The Greek word for ‘usury’ means primarily ‘a bringing forth, birth, or offsprings.’ It is used metaphorically for the profit received by a lender.
The Law of Moses attempted to protect both borrower and lender. In Israel, borrowing and lending was not for big, commercial enterprises but rather to help the poor and needy who lacked everyday necessities. In lending, the lender had the opportunity to help the poor in need. It was an act of love in which the lender actually lifted a burden by helping his fellow Israelite through a crisis, but was forbidden to charge usury. To relieve the burden of the poor, debts were released every seven years and property restored during the year of Jubilee.
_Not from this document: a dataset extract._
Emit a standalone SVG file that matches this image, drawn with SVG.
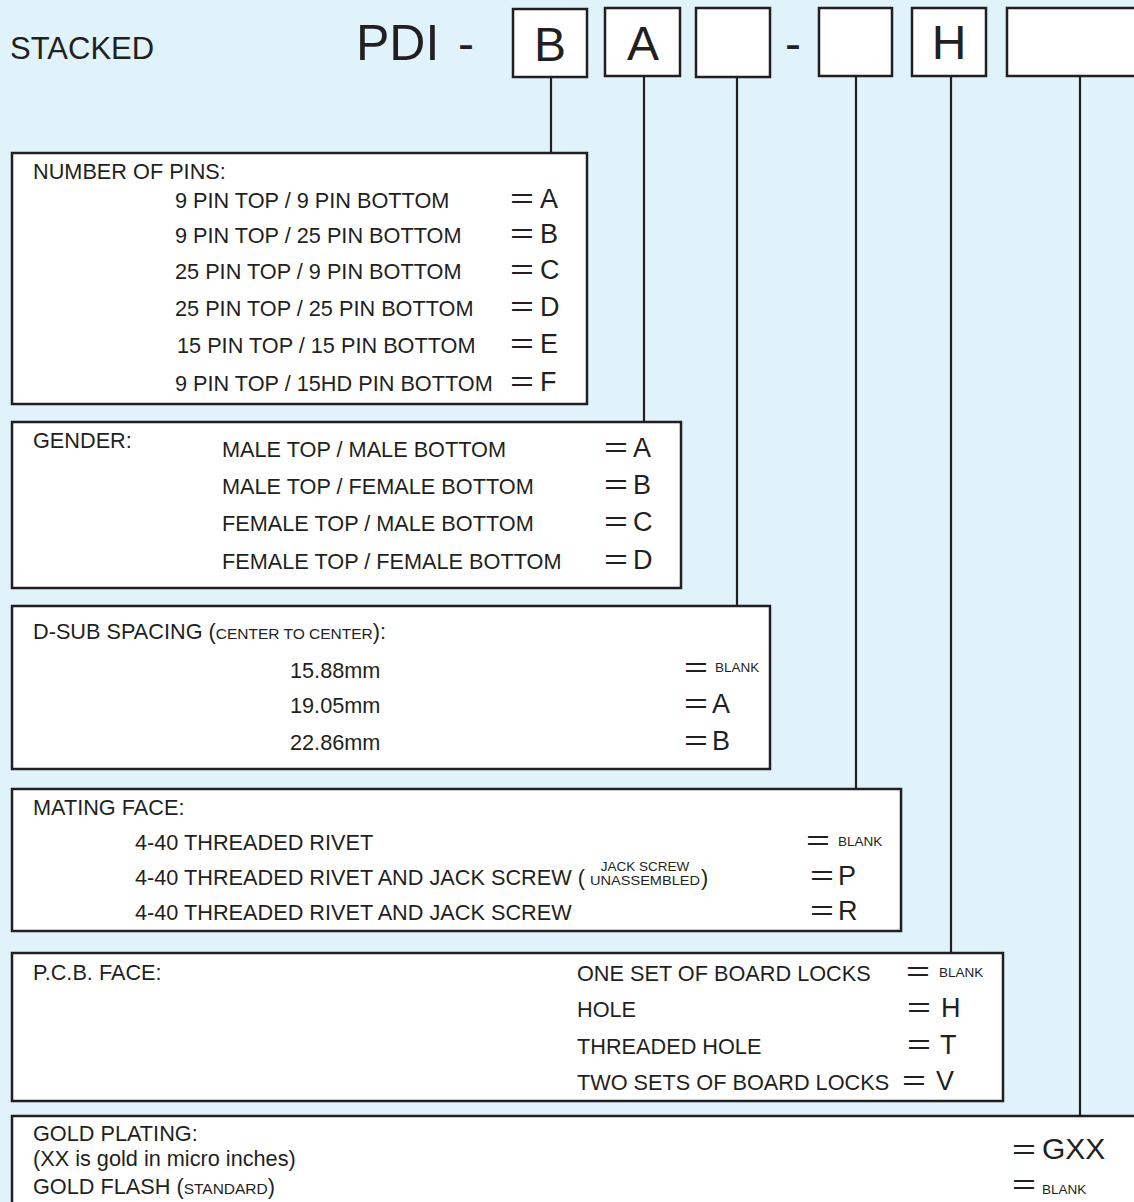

In the New Testament, the practice of lending money at interest seemed to be accepted as normal business procedure. Although Jesus never condemned interest directly, in general, He was hard on the improper attitude toward riches and on the oppression of the poor, just as was the Old Testament. The principle of making money from someone else’s hardship is not really a godly way of doing business. It was permitted, and even encouraged in this instance, but Deuteronomy 23:19-20 makes it clear that interest was never to be charged to a fellow Israelite. Today, that would be equivalent to never loaning money with interest to a fellow Christian. Borrowing money is not condemned in scripture unless you interpret Romans 13:8 as speaking of borrowing. However, the scriptures make it clear that borrowing is not God’s best. Deuteronomy 28:12 lists never having to borrow as a blessing, while Deuteronomy 28:44 lists borrowing as a part of the curse of the law. Proverbs 22:7 says, ‘The rich ruleth over the poor, and the borrower is servant to the lender.’